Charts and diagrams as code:

::::

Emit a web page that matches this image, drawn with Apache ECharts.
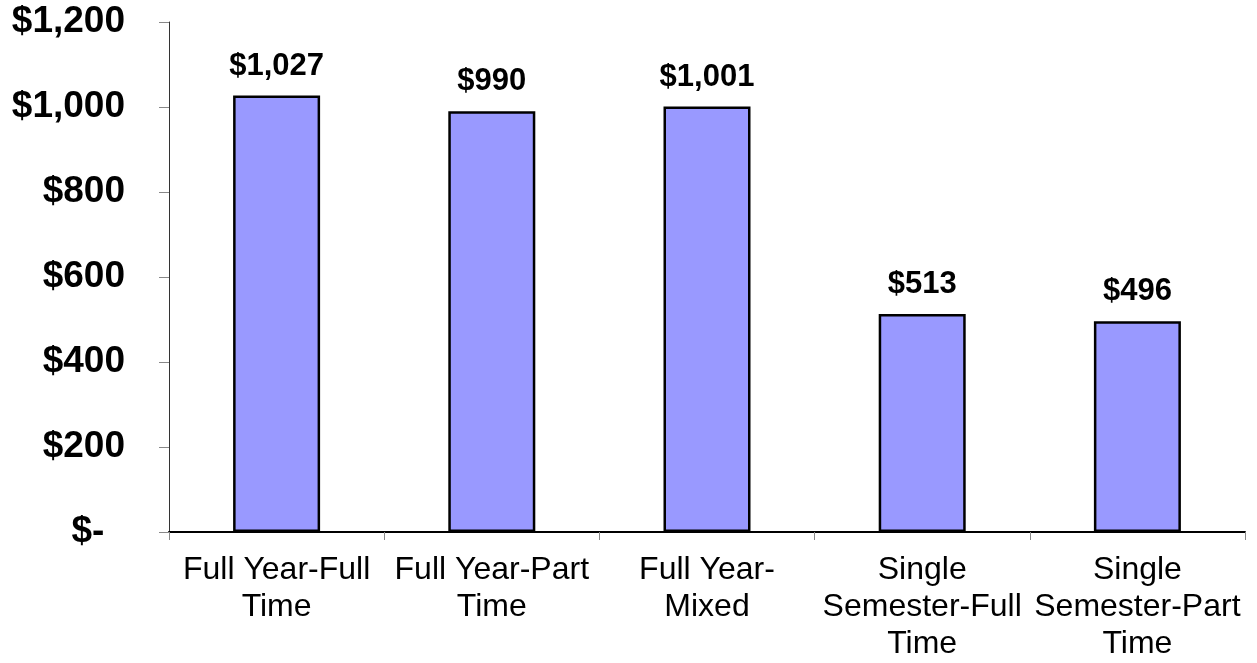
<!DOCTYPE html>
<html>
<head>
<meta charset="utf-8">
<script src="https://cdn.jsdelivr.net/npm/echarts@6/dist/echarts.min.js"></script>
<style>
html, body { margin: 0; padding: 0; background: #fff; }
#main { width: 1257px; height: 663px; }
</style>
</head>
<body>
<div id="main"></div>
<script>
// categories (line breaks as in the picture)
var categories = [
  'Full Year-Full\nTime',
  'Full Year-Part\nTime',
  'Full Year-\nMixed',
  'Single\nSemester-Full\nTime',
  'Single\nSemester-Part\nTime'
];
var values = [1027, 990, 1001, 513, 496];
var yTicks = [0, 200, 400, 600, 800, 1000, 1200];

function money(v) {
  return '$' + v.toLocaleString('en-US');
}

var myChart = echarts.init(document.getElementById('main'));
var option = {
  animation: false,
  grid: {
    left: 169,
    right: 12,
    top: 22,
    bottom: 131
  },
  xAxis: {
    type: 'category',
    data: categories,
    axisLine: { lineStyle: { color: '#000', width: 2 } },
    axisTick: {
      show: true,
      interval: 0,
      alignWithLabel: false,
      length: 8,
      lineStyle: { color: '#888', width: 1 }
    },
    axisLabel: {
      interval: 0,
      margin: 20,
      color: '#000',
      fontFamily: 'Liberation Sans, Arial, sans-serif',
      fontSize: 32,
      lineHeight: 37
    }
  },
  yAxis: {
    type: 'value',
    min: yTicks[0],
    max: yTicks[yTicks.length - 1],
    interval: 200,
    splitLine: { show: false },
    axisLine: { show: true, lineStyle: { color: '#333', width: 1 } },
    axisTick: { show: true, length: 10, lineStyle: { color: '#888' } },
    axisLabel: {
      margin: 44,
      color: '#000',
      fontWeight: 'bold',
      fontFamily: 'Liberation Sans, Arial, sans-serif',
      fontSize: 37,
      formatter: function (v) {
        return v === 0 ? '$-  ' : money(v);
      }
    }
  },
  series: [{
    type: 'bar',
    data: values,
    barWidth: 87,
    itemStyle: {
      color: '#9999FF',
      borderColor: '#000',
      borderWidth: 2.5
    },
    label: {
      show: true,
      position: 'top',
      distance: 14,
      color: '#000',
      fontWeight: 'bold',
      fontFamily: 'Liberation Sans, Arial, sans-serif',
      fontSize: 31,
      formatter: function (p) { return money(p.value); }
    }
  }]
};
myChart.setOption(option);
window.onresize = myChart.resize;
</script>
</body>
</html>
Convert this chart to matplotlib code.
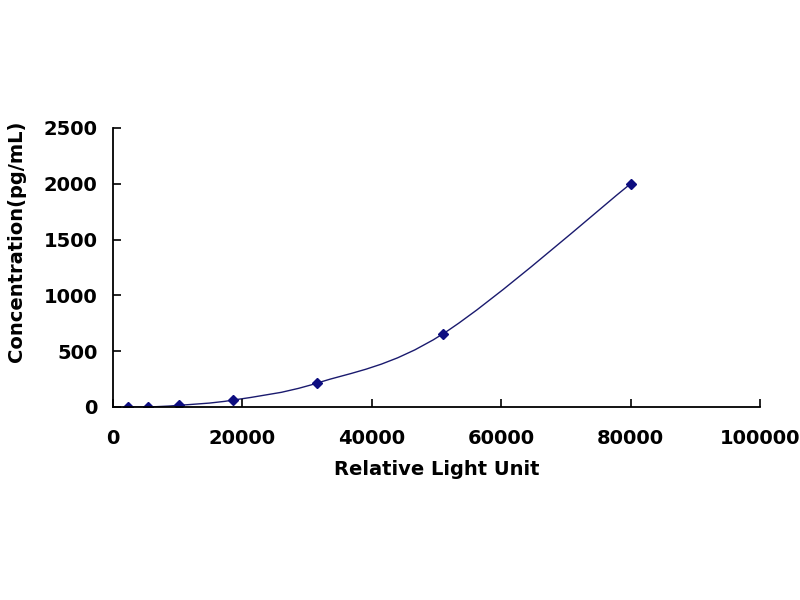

::::

Work to be completed: Return every line of the preceding records in which the word "this" appears.

Result:
Emit a web page that matches this image, drawn with Apache ECharts.
Convert this chart to matplotlib code.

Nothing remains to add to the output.